После прихода красных деда снова забрали в армию. Гражданскую войну он закончил вместе с Блюхером на Дальнем Востоке. Этого военачальника дед уважал. Когда Блюхера расстреляли, он пил горькую, стучал кулаком по столу и грозно спрашивал у перепуганной бабушки: " - Где Блюхер?!" Сталина не любил и называл его "рябой черт".
Великую отечественную дед прошел от начала до конца в боевых частях и ни разу не был серьезно ранен. Закончил войну в Берлине (см.фото). Рассказывал, что якобы Жуков негласно дал три дня на разграбление города. Демобилизовавшись, домой дед не доехал - вышел на станции Горкино в нескольких километрах от Родников и устроил драку с киданием стульев и столов в ресторане. Отсидел за это.

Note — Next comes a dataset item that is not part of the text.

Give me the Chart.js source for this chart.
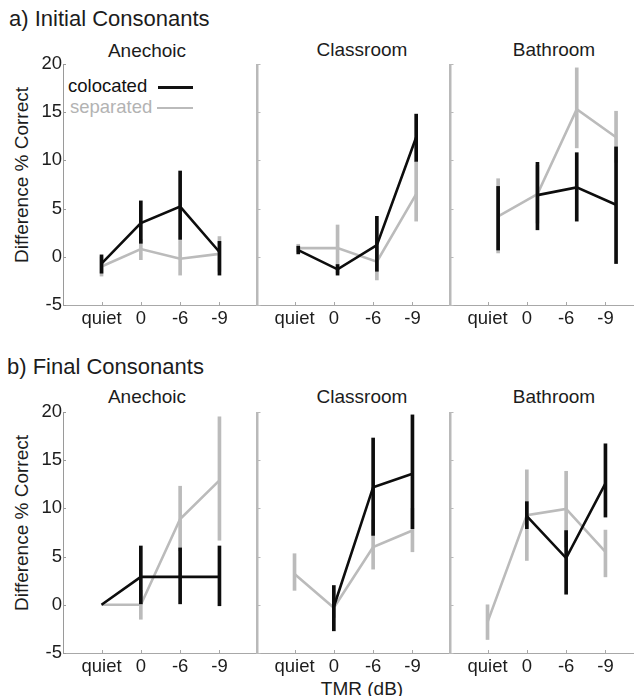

Его дочь, а моя тетка, Тамара Гвоздева, воевала под Москвой прожектористкой - освещала по ночам немецкие самолеты. Вернувшись домой, написала письмо вождю: "Иосип Виссарионович, вот мы воевали-воевали, пришли с фронта, а махорки в сельпе нету". Ей за это письмо ничего не сделали, а сельпо завалили табаком.
В пятидесятые годы, во время работы на фабрике, деду стало плохо. Он пришел в медсанчасть, там была очередь. Постеснявшись зайти без очереди, он сел ждать, но так и не дождался помощи и умер.

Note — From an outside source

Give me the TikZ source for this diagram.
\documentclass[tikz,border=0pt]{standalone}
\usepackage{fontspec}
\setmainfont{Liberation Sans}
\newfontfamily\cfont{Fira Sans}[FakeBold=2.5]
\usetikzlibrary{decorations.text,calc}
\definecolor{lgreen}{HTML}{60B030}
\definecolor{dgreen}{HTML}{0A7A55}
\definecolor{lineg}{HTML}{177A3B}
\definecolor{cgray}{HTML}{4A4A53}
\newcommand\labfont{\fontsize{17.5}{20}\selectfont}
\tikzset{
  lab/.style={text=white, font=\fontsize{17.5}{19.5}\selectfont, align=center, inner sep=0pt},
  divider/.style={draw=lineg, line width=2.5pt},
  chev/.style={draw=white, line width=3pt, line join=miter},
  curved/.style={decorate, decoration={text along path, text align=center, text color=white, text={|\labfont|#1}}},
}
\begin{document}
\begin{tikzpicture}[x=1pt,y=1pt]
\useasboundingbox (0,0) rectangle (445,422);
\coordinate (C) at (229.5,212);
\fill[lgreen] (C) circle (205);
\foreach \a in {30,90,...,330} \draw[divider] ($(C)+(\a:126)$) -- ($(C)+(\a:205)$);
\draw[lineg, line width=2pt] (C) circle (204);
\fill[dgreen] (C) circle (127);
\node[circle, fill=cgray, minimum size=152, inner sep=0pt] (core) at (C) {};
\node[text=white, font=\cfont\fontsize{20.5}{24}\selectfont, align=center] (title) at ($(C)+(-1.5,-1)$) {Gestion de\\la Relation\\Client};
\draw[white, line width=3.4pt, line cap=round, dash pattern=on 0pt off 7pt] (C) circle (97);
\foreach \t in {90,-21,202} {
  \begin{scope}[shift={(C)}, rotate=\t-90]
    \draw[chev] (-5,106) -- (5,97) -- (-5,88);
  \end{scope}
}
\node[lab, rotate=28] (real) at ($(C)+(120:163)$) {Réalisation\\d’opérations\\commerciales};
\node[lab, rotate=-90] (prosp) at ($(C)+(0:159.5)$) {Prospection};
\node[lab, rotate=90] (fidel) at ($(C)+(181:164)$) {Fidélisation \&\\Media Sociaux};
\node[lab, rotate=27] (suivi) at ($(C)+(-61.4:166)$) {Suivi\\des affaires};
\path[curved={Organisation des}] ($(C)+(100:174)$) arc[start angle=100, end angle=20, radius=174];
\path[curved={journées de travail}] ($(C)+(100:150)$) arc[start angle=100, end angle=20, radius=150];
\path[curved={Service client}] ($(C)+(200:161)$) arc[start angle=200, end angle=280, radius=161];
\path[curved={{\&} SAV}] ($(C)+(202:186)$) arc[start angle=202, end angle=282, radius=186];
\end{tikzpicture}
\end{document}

Дед по отцу - Иван Филатов. Служил в НКВД во Львове. Когда началась Великая Отечественная война, немцы стали бомбить город. Все убегали. Товарища деда смертельно ранило, он лежал и жутко кричал: "- Филатов, пристрели меня!" Но дед не смог.
После войны продолжал служить на Западной Украине. Однажды пил самогонку со старостой деревни, а в подполе у старосты в это время пряталась группа вооруженных бандеровцев. Впоследствии один из них рассказал на следствии, что они совещались между собой:
- Ну що, виліземо, уб'ємо Філатова?
- Не треба, він так ще нічого. А то іншого призначать - гірше буде.
Так дед остался в живых.
(Снизу слева - львовский дед, справа - его жена, западная украинка, сверху слева - отец, сверху справа - дядя).